A return to Cabinet government is urgently needed, he argues. Whitehall is "mired in treacle". A clear line of authority from officials to ministers has been lost and must be restored. 

What then leaps from the page is Salisbury's views on the difficulties facing Cameron when he tries to implement his own agenda. "He will go into Whitehall and pull the levers and find that nothing works. I don’t think he realises how Whitehall has become so broken," says the noble Lord. 

This has been going on a long, long time and his comments remind me of that interview I had with Roger Freeman which I recorded briefly on this blog. At the fag end of the Major government, in late 1996, he was then Chancellor of the Duchy of Lancaster, and I still recall him vividly standing at the window of his spacious office, overlooking Horse Guards.
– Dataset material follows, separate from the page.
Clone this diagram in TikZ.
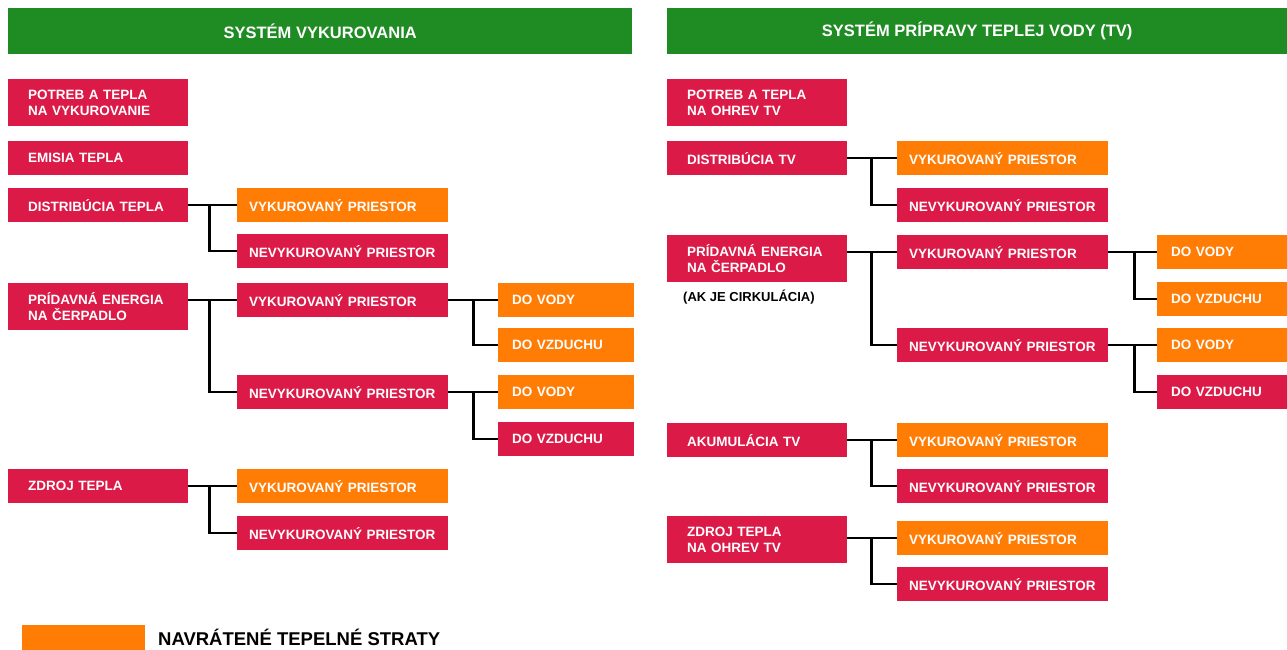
\documentclass[tikz,border=0pt]{standalone}
\usepackage{fontspec}
\setmainfont{Liberation Sans}
\usetikzlibrary{calc}
\definecolor{crim}{RGB}{220,26,72}
\definecolor{orng}{RGB}{255,125,5}
\definecolor{hdrg}{RGB}{30,140,35}
\newcommand\myconn[4]{%
  \draw[ln] (#1.east |- #2.west) -- (#2.west);
  \draw[ln] ($(#1.east |- #2.west)+(#4,0)$) |- (#3.west);}
\begin{document}
\begin{tikzpicture}[x=1pt,y=-1pt,
  bx/.style={anchor=north west, font=\fontsize{13.5}{16}\selectfont\bfseries, text=white, align=left, inner ysep=0pt},
  rd/.style={bx, fill=crim}, og/.style={bx, fill=orng},
  hd/.style={anchor=north west, fill=hdrg, text=white, font=\fontsize{16.5}{18}\selectfont\bfseries, minimum height=46pt, inner sep=0pt},
  wA/.style={text width=140pt, inner xsep=20pt},
  wB/.style={text width=187pt, inner xsep=12pt},
  wC/.style={text width=108pt, inner xsep=14pt},
  wD/.style={text width=110pt, inner xsep=14pt},
  hs/.style={minimum height=34pt},
  hl/.style={minimum height=47pt},
  ln/.style={line width=2.3pt, black}]
\fill[white] (0,0) rectangle (1287,650);
\useasboundingbox (0,0) rectangle (1287,650);

% headers
\node[hd, minimum width=624pt] (h1) at (8,8) {SYSTÉM VYKUROVANIA};
\node[hd, minimum width=620pt] (h2) at (667,8) {SYSTÉM PRÍPRAVY TEPLEJ VODY (TV)};

% ===== left =====
\node[rd, wA, hl] (p1) at (8,79) {POTREB A TEPLA\\NA VYKUROVANIE};
\node[rd, wA, hs] (e1) at (8,141) {EMISIA TEPLA};
\node[rd, wA, hs] (d1) at (8,188) {DISTRIBÚCIA TEPLA};
\node[rd, wA, hl] (a1) at (8,283) {PRÍDAVNÁ ENERGIA\\NA ČERPADLO};
\node[rd, wA, hs] (z1) at (8,469) {ZDROJ TEPLA};

\node[og, wB, hs] (d1v) at (237,188) {VYKUROVANÝ PRIESTOR};
\node[rd, wB, hs] (d1n) at (237,234) {NEVYKUROVANÝ PRIESTOR};
\node[rd, wB, hs] (a1v) at (237,283) {VYKUROVANÝ PRIESTOR};
\node[rd, wB, hs] (a1n) at (237,375) {NEVYKUROVANÝ PRIESTOR};
\node[og, wB, hs] (z1v) at (237,469) {VYKUROVANÝ PRIESTOR};
\node[rd, wB, hs] (z1n) at (237,516) {NEVYKUROVANÝ PRIESTOR};

\node[og, wC, hs] (a1vw) at (498,283) {DO VODY};
\node[og, wC, hs] (a1va) at (498,328) {DO VZDUCHU};
\node[og, wC, hs] (a1nw) at (498,375) {DO VODY};
\node[rd, wC, hs] (a1na) at (498,422) {DO VZDUCHU};

\myconn{d1}{d1v}{d1n}{21}
\myconn{a1}{a1v}{a1n}{21}
\myconn{z1}{z1v}{z1n}{21}
\myconn{a1v}{a1vw}{a1va}{25}
\myconn{a1n}{a1nw}{a1na}{25}

% ===== right =====
\node[rd, wA, hl] (p2) at (667,79) {POTREB A TEPLA\\NA OHREV TV};
\node[rd, wA, hs] (d2) at (667,141) {DISTRIBÚCIA TV};
\node[rd, wA, hl] (a2) at (667,235) {PRÍDAVNÁ ENERGIA\\NA ČERPADLO};
\node[anchor=west, inner sep=0pt, font=\fontsize{13}{15}\selectfont\bfseries] (note) at (683,297) {(AK JE CIRKULÁCIA)};
\node[rd, wA, hs] (k2) at (667,423) {AKUMULÁCIA TV};
\node[rd, wA, hl] (z2) at (667,516) {ZDROJ TEPLA\\NA OHREV TV};

\node[og, wB, hs] (d2v) at (897,141) {VYKUROVANÝ PRIESTOR};
\node[rd, wB, hs] (d2n) at (897,188) {NEVYKUROVANÝ PRIESTOR};
\node[rd, wB, hs] (a2v) at (897,235) {VYKUROVANÝ PRIESTOR};
\node[rd, wB, hs] (a2n) at (897,328) {NEVYKUROVANÝ PRIESTOR};
\node[og, wB, hs] (k2v) at (897,423) {VYKUROVANÝ PRIESTOR};
\node[rd, wB, hs] (k2n) at (897,469) {NEVYKUROVANÝ PRIESTOR};
\node[og, wB, hs] (z2v) at (897,521) {VYKUROVANÝ PRIESTOR};
\node[rd, wB, hs] (z2n) at (897,567) {NEVYKUROVANÝ PRIESTOR};

\node[og, wD, hs] (a2vw) at (1157,235) {DO VODY};
\node[og, wD, hs] (a2va) at (1157,282) {DO VZDUCHU};
\node[og, wD, hs] (a2nw) at (1157,328) {DO VODY};
\node[rd, wD, hs] (a2na) at (1157,375) {DO VZDUCHU};

\myconn{d2}{d2v}{d2n}{24}
\myconn{a2}{a2v}{a2n}{24}
\myconn{k2}{k2v}{k2n}{24}
\myconn{z2}{z2v}{z2n}{24}
\myconn{a2v}{a2vw}{a2va}{26}
\myconn{a2n}{a2nw}{a2na}{26}

% legend
\node[anchor=north west, fill=orng, minimum width=123pt, minimum height=30pt, inner sep=0pt] (lg) at (22,625) {};
\node[anchor=west, inner sep=0pt, font=\fontsize{18.5}{20}\selectfont\bfseries] (lgt) at (158,637) {NAVRÁTENÉ TEPELNÉ STRATY};
\end{tikzpicture}
\end{document}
"You know, Richard," he said to me. "You struggle to get to this elevated position as a high ranking Cabinet Minister where you are finally able to do things." Imagining a huge, old-fashioned signal box with all the gleaming brass levers, he then complained that, while he had "all the levers of power", they were "not connected to anything."
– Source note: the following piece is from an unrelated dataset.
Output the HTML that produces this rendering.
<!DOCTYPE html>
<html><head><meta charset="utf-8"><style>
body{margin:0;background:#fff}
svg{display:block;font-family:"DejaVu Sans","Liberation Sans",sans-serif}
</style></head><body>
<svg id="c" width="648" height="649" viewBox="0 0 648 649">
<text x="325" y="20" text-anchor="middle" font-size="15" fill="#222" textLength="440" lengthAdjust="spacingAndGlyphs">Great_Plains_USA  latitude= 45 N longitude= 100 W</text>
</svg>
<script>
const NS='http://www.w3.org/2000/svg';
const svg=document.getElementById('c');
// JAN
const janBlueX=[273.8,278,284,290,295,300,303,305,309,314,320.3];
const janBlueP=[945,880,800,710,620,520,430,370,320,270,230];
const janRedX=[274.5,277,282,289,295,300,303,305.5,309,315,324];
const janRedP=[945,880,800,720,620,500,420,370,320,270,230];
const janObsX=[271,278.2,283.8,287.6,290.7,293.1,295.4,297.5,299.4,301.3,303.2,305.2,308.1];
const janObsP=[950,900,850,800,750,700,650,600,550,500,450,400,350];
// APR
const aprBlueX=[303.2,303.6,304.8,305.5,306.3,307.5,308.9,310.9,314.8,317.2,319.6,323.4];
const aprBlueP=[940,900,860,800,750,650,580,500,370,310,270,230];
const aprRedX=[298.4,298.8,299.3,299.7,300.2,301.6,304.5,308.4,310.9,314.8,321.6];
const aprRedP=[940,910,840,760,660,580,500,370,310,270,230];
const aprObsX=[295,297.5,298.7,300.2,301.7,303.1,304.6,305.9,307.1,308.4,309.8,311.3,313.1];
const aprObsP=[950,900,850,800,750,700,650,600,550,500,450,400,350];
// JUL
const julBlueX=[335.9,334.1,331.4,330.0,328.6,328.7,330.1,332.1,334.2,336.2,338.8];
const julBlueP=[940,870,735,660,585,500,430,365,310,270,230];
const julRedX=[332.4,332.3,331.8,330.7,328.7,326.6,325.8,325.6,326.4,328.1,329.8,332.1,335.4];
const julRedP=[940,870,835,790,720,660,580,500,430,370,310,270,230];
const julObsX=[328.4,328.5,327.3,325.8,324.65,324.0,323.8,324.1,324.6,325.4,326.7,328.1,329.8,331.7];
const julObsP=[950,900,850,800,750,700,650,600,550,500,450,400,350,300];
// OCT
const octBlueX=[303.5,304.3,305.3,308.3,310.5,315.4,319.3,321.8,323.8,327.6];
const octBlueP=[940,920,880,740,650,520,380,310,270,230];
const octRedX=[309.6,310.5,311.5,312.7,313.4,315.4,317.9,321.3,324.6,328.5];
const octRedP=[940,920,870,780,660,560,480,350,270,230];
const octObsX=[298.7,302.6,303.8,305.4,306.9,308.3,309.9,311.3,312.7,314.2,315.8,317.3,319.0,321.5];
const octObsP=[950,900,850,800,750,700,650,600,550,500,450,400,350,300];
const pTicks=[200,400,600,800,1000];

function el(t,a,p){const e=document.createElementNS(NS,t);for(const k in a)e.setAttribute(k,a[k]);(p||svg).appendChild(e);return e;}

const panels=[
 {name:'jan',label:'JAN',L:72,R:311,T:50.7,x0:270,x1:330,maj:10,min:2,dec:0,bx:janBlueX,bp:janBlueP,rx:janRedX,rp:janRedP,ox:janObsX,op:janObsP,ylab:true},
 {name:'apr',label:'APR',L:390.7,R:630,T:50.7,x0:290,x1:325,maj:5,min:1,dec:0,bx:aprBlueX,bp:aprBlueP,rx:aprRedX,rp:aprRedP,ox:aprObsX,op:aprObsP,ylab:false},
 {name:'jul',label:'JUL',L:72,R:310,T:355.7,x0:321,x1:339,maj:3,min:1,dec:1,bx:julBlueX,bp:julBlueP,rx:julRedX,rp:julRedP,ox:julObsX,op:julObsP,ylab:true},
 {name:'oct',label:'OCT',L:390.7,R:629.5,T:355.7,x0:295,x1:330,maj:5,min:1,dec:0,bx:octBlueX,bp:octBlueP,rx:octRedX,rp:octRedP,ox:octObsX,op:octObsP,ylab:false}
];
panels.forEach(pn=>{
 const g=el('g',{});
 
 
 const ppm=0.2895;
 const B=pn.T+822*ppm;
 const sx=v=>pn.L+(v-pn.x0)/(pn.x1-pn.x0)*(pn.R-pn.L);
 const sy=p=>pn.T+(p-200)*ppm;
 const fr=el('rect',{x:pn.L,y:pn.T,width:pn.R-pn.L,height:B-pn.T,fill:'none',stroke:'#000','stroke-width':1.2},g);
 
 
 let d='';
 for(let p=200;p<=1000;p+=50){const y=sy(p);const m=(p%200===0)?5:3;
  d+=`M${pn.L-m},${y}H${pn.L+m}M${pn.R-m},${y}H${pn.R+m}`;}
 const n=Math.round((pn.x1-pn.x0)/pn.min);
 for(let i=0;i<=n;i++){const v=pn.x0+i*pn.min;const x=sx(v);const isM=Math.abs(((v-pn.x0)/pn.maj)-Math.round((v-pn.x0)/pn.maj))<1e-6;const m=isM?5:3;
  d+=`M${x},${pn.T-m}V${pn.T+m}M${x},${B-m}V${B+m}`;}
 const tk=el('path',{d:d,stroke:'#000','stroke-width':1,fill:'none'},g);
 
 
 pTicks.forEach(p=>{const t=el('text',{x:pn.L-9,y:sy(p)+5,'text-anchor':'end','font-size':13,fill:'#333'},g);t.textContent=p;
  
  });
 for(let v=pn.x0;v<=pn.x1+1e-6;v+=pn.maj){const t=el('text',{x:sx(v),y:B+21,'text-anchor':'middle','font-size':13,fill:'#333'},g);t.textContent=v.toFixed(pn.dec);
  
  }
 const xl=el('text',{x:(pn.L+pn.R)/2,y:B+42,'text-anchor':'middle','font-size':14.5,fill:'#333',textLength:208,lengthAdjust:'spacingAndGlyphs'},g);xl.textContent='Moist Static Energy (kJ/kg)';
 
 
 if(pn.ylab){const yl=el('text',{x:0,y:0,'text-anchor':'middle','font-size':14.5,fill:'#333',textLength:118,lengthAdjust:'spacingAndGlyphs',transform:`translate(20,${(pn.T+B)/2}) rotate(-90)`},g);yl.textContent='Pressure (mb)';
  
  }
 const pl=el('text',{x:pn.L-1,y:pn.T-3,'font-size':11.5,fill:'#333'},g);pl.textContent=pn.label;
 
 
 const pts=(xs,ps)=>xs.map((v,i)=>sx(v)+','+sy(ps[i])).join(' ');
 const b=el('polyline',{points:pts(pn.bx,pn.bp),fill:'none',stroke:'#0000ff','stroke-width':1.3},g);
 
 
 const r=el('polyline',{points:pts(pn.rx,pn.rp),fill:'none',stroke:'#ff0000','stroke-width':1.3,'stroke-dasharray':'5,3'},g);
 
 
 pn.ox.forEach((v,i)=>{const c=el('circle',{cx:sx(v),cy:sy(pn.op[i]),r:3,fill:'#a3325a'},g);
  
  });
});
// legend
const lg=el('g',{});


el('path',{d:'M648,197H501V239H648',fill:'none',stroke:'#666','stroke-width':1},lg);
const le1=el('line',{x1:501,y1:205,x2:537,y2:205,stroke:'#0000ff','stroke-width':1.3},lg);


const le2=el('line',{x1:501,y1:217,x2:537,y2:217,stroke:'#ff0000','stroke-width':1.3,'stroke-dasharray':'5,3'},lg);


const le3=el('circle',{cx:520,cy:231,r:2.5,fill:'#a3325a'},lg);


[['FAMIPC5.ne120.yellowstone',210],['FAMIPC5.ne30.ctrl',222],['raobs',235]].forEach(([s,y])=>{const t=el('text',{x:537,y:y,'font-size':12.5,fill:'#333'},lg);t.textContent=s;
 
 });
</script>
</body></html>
I recorded my experience of tramping the street of Whitehall, meeting ministers, high-ranking officials (one of whom treated me to a very fine and expensive lunch) and then MPs, ending up at midnight in the Central Lobby staring at the deserted grandeur and feeling the presence of ghosts of statesmen past.
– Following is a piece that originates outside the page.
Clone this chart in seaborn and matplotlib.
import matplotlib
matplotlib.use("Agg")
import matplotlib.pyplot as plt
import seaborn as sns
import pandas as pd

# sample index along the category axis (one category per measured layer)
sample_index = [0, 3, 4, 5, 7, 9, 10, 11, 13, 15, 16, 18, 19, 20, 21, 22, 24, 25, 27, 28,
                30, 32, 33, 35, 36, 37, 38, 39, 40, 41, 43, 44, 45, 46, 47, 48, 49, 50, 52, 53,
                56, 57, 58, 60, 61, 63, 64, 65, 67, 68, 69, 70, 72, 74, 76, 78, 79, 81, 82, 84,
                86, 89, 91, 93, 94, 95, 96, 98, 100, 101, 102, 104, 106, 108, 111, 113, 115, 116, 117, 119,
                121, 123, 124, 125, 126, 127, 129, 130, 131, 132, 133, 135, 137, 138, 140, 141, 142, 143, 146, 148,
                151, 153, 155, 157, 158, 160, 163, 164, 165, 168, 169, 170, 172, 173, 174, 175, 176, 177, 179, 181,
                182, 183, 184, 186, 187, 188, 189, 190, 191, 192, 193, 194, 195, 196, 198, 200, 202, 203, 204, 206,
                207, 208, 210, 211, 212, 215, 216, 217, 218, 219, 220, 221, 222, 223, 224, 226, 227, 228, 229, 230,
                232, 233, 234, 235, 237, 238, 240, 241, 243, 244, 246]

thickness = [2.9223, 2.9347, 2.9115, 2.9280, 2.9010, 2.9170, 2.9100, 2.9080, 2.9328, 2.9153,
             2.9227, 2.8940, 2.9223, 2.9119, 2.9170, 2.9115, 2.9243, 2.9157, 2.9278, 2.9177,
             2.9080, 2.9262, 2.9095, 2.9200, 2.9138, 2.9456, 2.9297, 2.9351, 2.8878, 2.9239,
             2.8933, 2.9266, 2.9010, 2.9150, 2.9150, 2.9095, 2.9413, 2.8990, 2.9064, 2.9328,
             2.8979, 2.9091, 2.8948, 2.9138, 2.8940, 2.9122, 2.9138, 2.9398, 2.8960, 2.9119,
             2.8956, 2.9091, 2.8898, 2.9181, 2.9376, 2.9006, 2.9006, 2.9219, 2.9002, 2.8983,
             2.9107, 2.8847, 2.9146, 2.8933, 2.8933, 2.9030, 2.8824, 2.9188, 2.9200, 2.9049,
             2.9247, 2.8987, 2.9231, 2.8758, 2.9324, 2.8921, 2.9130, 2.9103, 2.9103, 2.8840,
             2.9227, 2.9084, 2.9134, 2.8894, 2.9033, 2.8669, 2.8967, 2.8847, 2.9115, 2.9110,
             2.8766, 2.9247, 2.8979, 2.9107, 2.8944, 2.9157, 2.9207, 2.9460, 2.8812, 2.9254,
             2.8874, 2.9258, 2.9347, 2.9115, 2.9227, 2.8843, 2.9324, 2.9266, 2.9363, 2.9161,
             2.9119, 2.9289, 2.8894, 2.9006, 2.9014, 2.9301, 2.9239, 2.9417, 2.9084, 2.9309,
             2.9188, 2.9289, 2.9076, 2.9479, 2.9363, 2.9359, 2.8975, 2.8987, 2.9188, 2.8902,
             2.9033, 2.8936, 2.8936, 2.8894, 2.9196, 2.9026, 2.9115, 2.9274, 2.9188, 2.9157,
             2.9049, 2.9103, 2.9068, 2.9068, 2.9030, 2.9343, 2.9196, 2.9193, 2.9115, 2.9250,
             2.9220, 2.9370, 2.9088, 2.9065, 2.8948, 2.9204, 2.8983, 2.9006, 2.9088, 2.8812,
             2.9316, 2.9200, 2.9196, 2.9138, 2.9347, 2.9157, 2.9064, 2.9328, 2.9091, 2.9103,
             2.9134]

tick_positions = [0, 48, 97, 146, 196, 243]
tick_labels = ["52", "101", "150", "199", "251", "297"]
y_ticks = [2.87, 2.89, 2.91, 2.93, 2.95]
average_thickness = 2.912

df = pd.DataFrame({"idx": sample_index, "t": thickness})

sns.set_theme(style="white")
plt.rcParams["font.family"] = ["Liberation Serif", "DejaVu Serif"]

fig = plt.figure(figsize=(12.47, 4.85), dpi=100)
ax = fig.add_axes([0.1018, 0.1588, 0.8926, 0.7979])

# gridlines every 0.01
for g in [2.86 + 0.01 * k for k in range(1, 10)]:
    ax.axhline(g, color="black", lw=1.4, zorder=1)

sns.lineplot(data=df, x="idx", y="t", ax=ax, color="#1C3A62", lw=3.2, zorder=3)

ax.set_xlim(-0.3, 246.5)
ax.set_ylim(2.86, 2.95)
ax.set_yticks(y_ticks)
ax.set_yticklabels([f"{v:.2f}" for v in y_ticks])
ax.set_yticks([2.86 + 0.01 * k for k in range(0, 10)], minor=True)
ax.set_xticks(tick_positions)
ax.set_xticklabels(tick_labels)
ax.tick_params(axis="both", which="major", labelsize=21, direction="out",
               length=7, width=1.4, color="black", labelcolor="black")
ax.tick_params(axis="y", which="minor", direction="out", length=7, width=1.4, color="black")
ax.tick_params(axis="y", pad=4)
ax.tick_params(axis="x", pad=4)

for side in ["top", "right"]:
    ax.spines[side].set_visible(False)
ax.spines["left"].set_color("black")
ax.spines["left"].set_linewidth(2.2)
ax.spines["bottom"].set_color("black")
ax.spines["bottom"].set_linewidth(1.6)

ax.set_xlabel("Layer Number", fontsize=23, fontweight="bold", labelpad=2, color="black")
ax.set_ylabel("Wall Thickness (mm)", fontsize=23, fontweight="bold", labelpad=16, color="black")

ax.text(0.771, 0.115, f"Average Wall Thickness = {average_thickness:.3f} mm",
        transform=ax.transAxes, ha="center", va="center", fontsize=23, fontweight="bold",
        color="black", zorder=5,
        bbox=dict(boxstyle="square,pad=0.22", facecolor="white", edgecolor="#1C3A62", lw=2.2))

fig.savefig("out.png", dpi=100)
The day had been punctuated by my putting the case of very serious problems emerging in the farming community (some sections of which I was then representing) which needed addressing very urgently. And all day I had been getting the same refrain – sympathy combined with profound regrets: "My hands are tied", I was told, leaving me to conclude that the only meaningful activity in Whitehall had become group bondage.

It is this progressive and serious breakdown in the mechanisms of government to which I was trying to draw attention, in my own lame and halting way, with the helicopter issue

Projected through the prism of the media is the childish image of an all-powerful government, the prime minister at the helm – no doubt sitting, cat on lap, in his penthouse suite – with the levers of power arrayed before him, rattling off orders and instructions, his polished acolytes leaping into action.

Real life is not like that. The idea of a prime minister issuing "action this day" memoranda, thus galvanising a well-oiled machine into frenetic activity, is no more – if ever it was. All we have left is a dysfunctional machine which, as Salisbury puts it, is "mired in treacle". 

Yet the myth has overtaken the reality, where all the ills of society are put down to that single hate figure, Gordon Brown, the all-powerful, all seeing head of that vast bureaucratic empire. This is exactly the dynamic we see over at Coffee House Blog from the ineffably lightweight Peter Hoskin, a dedicated subscriber to the myth.

Salisbury knows it isn't real. Anyone with anything beyond a "Janet and John" appreciation of the realities of modern government knows it isn't real – but the myth prevails. Nevertheless, the "ground truth", as they like to call it these days, is that the levers of power are not connected to anything.